• **Short problem**
Repeat the material below word for word and leave out all pictures.

• **Data for this task**
★ ★ ★ ★ ★
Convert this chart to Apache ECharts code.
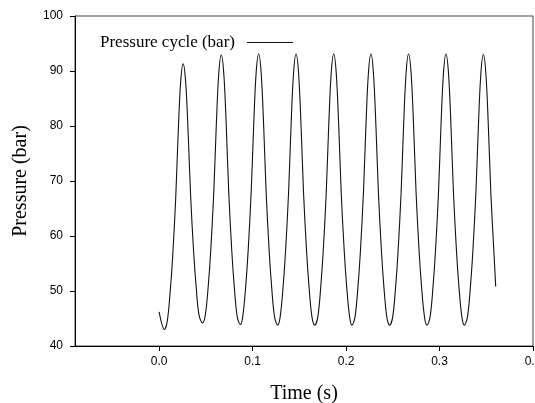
<!DOCTYPE html>
<html>
<head>
<meta charset="utf-8">
<script src="https://cdn.jsdelivr.net/npm/echarts@6/dist/echarts.min.js"></script>
<style>
html,body{margin:0;padding:0;background:#fff;}
#chart{width:535px;height:403px;}
</style>
</head>
<body>
<div id="chart"></div>
<script>
var seriesName = 'Pressure cycle (bar)';
var xTicks = [0.0, 0.1, 0.2, 0.3, 0.4];
var yTicks = [40, 50, 60, 70, 80, 90, 100];

var times = [
0.0000, 0.0057,
0.0087, 0.0118, 0.0144, 0.0177, 0.0203, 0.0230, 0.0257,
0.0284, 0.0311, 0.0337, 0.0370, 0.0396, 0.0427, 0.0464,
0.0495, 0.0526, 0.0552, 0.0585, 0.0611, 0.0638, 0.0665,
0.0692, 0.0719, 0.0745, 0.0778, 0.0804, 0.0835, 0.0868,
0.0895, 0.0926, 0.0952, 0.0985, 0.1011, 0.1038, 0.1065,
0.1092, 0.1119, 0.1145, 0.1178, 0.1204, 0.1235, 0.1268,
0.1295, 0.1326, 0.1352, 0.1385, 0.1411, 0.1438, 0.1465,
0.1492, 0.1519, 0.1545, 0.1578, 0.1604, 0.1635, 0.1665,
0.1698, 0.1729, 0.1755, 0.1788, 0.1814, 0.1841, 0.1868,
0.1895, 0.1922, 0.1948, 0.1981, 0.2007, 0.2038, 0.2063,
0.2096, 0.2127, 0.2153, 0.2186, 0.2212, 0.2239, 0.2266,
0.2293, 0.2320, 0.2346, 0.2379, 0.2405, 0.2436, 0.2466,
0.2499, 0.2530, 0.2556, 0.2589, 0.2615, 0.2642, 0.2669,
0.2696, 0.2723, 0.2749, 0.2782, 0.2808, 0.2839, 0.2866,
0.2899, 0.2930, 0.2956, 0.2989, 0.3015, 0.3042, 0.3069,
0.3096, 0.3123, 0.3149, 0.3182, 0.3208, 0.3239, 0.3266,
0.3299, 0.3330, 0.3356, 0.3389, 0.3415, 0.3442, 0.3469,
0.3496, 0.3523, 0.3549, 0.3582, 0.3601
];

var pressures = [
46.2, 43.0,
44.5, 49.8, 56.0, 66.7, 78.3, 87.9, 91.3,
88.0, 78.6, 67.3, 56.9, 50.8, 45.6, 44.2,
45.7, 51.0, 57.3, 68.1, 79.8, 89.5, 92.9,
89.5, 79.7, 67.9, 57.1, 50.8, 45.4, 43.9,
45.4, 50.8, 57.2, 68.0, 79.8, 89.7, 93.1,
89.6, 79.8, 67.9, 57.1, 50.7, 45.3, 43.8,
45.3, 50.7, 57.1, 67.9, 79.8, 89.6, 93.1,
89.6, 79.8, 67.9, 57.1, 50.7, 45.3, 43.8,
45.3, 50.7, 57.1, 67.9, 79.8, 89.6, 93.1,
89.6, 79.8, 67.9, 57.1, 50.7, 45.3, 43.8,
45.3, 50.7, 57.1, 67.9, 79.8, 89.6, 93.1,
89.6, 79.8, 67.9, 57.1, 50.7, 45.3, 43.8,
45.3, 50.7, 57.1, 67.9, 79.8, 89.6, 93.1,
89.6, 79.8, 67.9, 57.1, 50.7, 45.3, 43.8,
45.3, 50.7, 57.1, 67.9, 79.8, 89.6, 93.1,
89.6, 79.8, 67.9, 57.1, 50.7, 45.3, 43.8,
45.3, 50.7, 57.1, 67.8, 79.7, 89.5, 93.0,
89.5, 79.7, 67.8, 57.0, 50.8
];

var data = times.map(function (t, i) { return [t, pressures[i]]; });

var chart = echarts.init(document.getElementById('chart'), null, {renderer: 'canvas'});
chart.setOption({
  animation: false,
  backgroundColor: '#ffffff',
  grid: {
    left: 75, right: 2, top: 16, bottom: 57,
    outerBoundsMode: 'none',
    containLabel: false,
    show: true, borderColor: '#444', borderWidth: 1, backgroundColor: 'transparent'
  },
  legend: {
    data: [{name: seriesName, icon: 'rect'}],
    left: 100, top: 34, padding: 0,
    align: 'right',
    itemWidth: 46, itemHeight: 1.2,
    textStyle: {fontFamily: 'Liberation Serif', fontSize: 17, color: '#000',
      verticalAlign: 'top', lineHeight: 7, padding: [0, 7, 0, 0]}
  },
  xAxis: {
    type: 'value',
    min: -0.09, max: 0.4,
    name: 'Time (s)',
    nameLocation: 'middle', nameGap: 38,
    nameTextStyle: {fontFamily: 'Liberation Serif', fontSize: 20, color: '#000'},
    axisLine: {show: true, onZero: false, lineStyle: {color: '#000', width: 1}},
    axisTick: {show: true, inside: false, length: 5, customValues: xTicks, lineStyle: {color: '#000'}},
    axisLabel: {
      customValues: xTicks, margin: 10,
      fontFamily: 'Liberation Sans', fontSize: 12, color: '#000',
      formatter: function (v) { return v.toFixed(1); }
    },
    splitLine: {show: false}
  },
  yAxis: {
    type: 'value',
    min: 40, max: 100, interval: 10,
    name: 'Pressure (bar)',
    nameLocation: 'middle', nameGap: 44,
    nameTextStyle: {fontFamily: 'Liberation Serif', fontSize: 20, color: '#000'},
    axisLine: {show: true, onZero: false, lineStyle: {color: '#000', width: 1}},
    axisTick: {show: true, inside: false, length: 5, lineStyle: {color: '#000'}},
    axisLabel: {
      customValues: yTicks, margin: 12,
      fontFamily: 'Liberation Sans', fontSize: 12, color: '#000'
    },
    splitLine: {show: false}
  },
  series: [{
    name: seriesName,
    type: 'line',
    data: data,
    symbol: 'none',
    smooth: 0.35,
    lineStyle: {color: '#111', width: 1.1},
    itemStyle: {color: '#111'}
  }]
});
</script>
</body>
</html>
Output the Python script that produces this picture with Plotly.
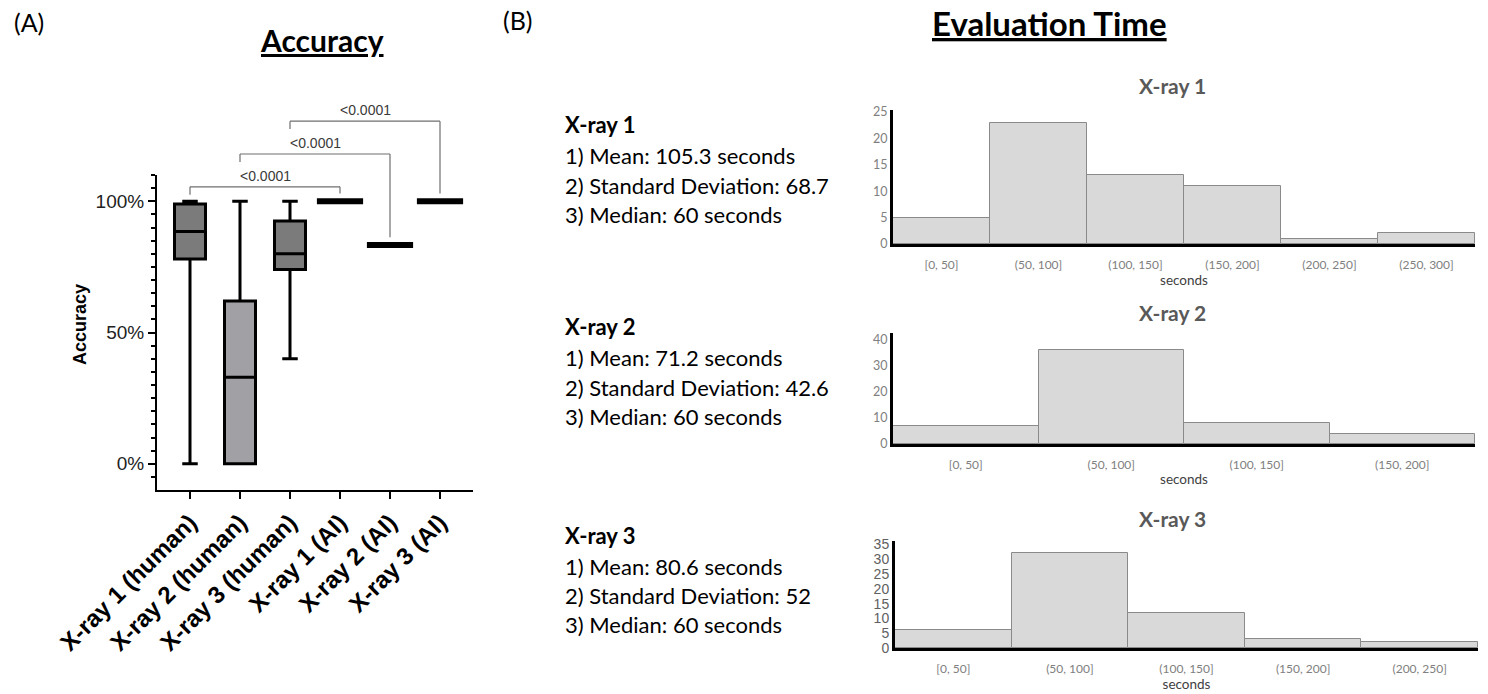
★ ★ ★ ★ ★
• **Task output**
Convert this chart to Apache ECharts code.
<!DOCTYPE html>
<html>
<head>
<meta charset="utf-8">
<script src="https://cdn.jsdelivr.net/npm/echarts@6/dist/echarts.min.js"></script>
<style>
html,body{margin:0;padding:0;background:#fff;}
#chart{width:535px;height:403px;}
</style>
</head>
<body>
<div id="chart"></div>
<script>
var seriesName = 'Pressure cycle (bar)';
var xTicks = [0.0, 0.1, 0.2, 0.3, 0.4];
var yTicks = [40, 50, 60, 70, 80, 90, 100];

var times = [
0.0000, 0.0057,
0.0087, 0.0118, 0.0144, 0.0177, 0.0203, 0.0230, 0.0257,
0.0284, 0.0311, 0.0337, 0.0370, 0.0396, 0.0427, 0.0464,
0.0495, 0.0526, 0.0552, 0.0585, 0.0611, 0.0638, 0.0665,
0.0692, 0.0719, 0.0745, 0.0778, 0.0804, 0.0835, 0.0868,
0.0895, 0.0926, 0.0952, 0.0985, 0.1011, 0.1038, 0.1065,
0.1092, 0.1119, 0.1145, 0.1178, 0.1204, 0.1235, 0.1268,
0.1295, 0.1326, 0.1352, 0.1385, 0.1411, 0.1438, 0.1465,
0.1492, 0.1519, 0.1545, 0.1578, 0.1604, 0.1635, 0.1665,
0.1698, 0.1729, 0.1755, 0.1788, 0.1814, 0.1841, 0.1868,
0.1895, 0.1922, 0.1948, 0.1981, 0.2007, 0.2038, 0.2063,
0.2096, 0.2127, 0.2153, 0.2186, 0.2212, 0.2239, 0.2266,
0.2293, 0.2320, 0.2346, 0.2379, 0.2405, 0.2436, 0.2466,
0.2499, 0.2530, 0.2556, 0.2589, 0.2615, 0.2642, 0.2669,
0.2696, 0.2723, 0.2749, 0.2782, 0.2808, 0.2839, 0.2866,
0.2899, 0.2930, 0.2956, 0.2989, 0.3015, 0.3042, 0.3069,
0.3096, 0.3123, 0.3149, 0.3182, 0.3208, 0.3239, 0.3266,
0.3299, 0.3330, 0.3356, 0.3389, 0.3415, 0.3442, 0.3469,
0.3496, 0.3523, 0.3549, 0.3582, 0.3601
];

var pressures = [
46.2, 43.0,
44.5, 49.8, 56.0, 66.7, 78.3, 87.9, 91.3,
88.0, 78.6, 67.3, 56.9, 50.8, 45.6, 44.2,
45.7, 51.0, 57.3, 68.1, 79.8, 89.5, 92.9,
89.5, 79.7, 67.9, 57.1, 50.8, 45.4, 43.9,
45.4, 50.8, 57.2, 68.0, 79.8, 89.7, 93.1,
89.6, 79.8, 67.9, 57.1, 50.7, 45.3, 43.8,
45.3, 50.7, 57.1, 67.9, 79.8, 89.6, 93.1,
89.6, 79.8, 67.9, 57.1, 50.7, 45.3, 43.8,
45.3, 50.7, 57.1, 67.9, 79.8, 89.6, 93.1,
89.6, 79.8, 67.9, 57.1, 50.7, 45.3, 43.8,
45.3, 50.7, 57.1, 67.9, 79.8, 89.6, 93.1,
89.6, 79.8, 67.9, 57.1, 50.7, 45.3, 43.8,
45.3, 50.7, 57.1, 67.9, 79.8, 89.6, 93.1,
89.6, 79.8, 67.9, 57.1, 50.7, 45.3, 43.8,
45.3, 50.7, 57.1, 67.9, 79.8, 89.6, 93.1,
89.6, 79.8, 67.9, 57.1, 50.7, 45.3, 43.8,
45.3, 50.7, 57.1, 67.8, 79.7, 89.5, 93.0,
89.5, 79.7, 67.8, 57.0, 50.8
];

var data = times.map(function (t, i) { return [t, pressures[i]]; });

var chart = echarts.init(document.getElementById('chart'), null, {renderer: 'canvas'});
chart.setOption({
  animation: false,
  backgroundColor: '#ffffff',
  grid: {
    left: 75, right: 2, top: 16, bottom: 57,
    outerBoundsMode: 'none',
    containLabel: false,
    show: true, borderColor: '#444', borderWidth: 1, backgroundColor: 'transparent'
  },
  legend: {
    data: [{name: seriesName, icon: 'rect'}],
    left: 100, top: 34, padding: 0,
    align: 'right',
    itemWidth: 46, itemHeight: 1.2,
    textStyle: {fontFamily: 'Liberation Serif', fontSize: 17, color: '#000',
      verticalAlign: 'top', lineHeight: 7, padding: [0, 7, 0, 0]}
  },
  xAxis: {
    type: 'value',
    min: -0.09, max: 0.4,
    name: 'Time (s)',
    nameLocation: 'middle', nameGap: 38,
    nameTextStyle: {fontFamily: 'Liberation Serif', fontSize: 20, color: '#000'},
    axisLine: {show: true, onZero: false, lineStyle: {color: '#000', width: 1}},
    axisTick: {show: true, inside: false, length: 5, customValues: xTicks, lineStyle: {color: '#000'}},
    axisLabel: {
      customValues: xTicks, margin: 10,
      fontFamily: 'Liberation Sans', fontSize: 12, color: '#000',
      formatter: function (v) { return v.toFixed(1); }
    },
    splitLine: {show: false}
  },
  yAxis: {
    type: 'value',
    min: 40, max: 100, interval: 10,
    name: 'Pressure (bar)',
    nameLocation: 'middle', nameGap: 44,
    nameTextStyle: {fontFamily: 'Liberation Serif', fontSize: 20, color: '#000'},
    axisLine: {show: true, onZero: false, lineStyle: {color: '#000', width: 1}},
    axisTick: {show: true, inside: false, length: 5, lineStyle: {color: '#000'}},
    axisLabel: {
      customValues: yTicks, margin: 12,
      fontFamily: 'Liberation Sans', fontSize: 12, color: '#000'
    },
    splitLine: {show: false}
  },
  series: [{
    name: seriesName,
    type: 'line',
    data: data,
    symbol: 'none',
    smooth: 0.35,
    lineStyle: {color: '#111', width: 1.1},
    itemStyle: {color: '#111'}
  }]
});
</script>
</body>
</html>
Output the Python script that produces this picture with Plotly.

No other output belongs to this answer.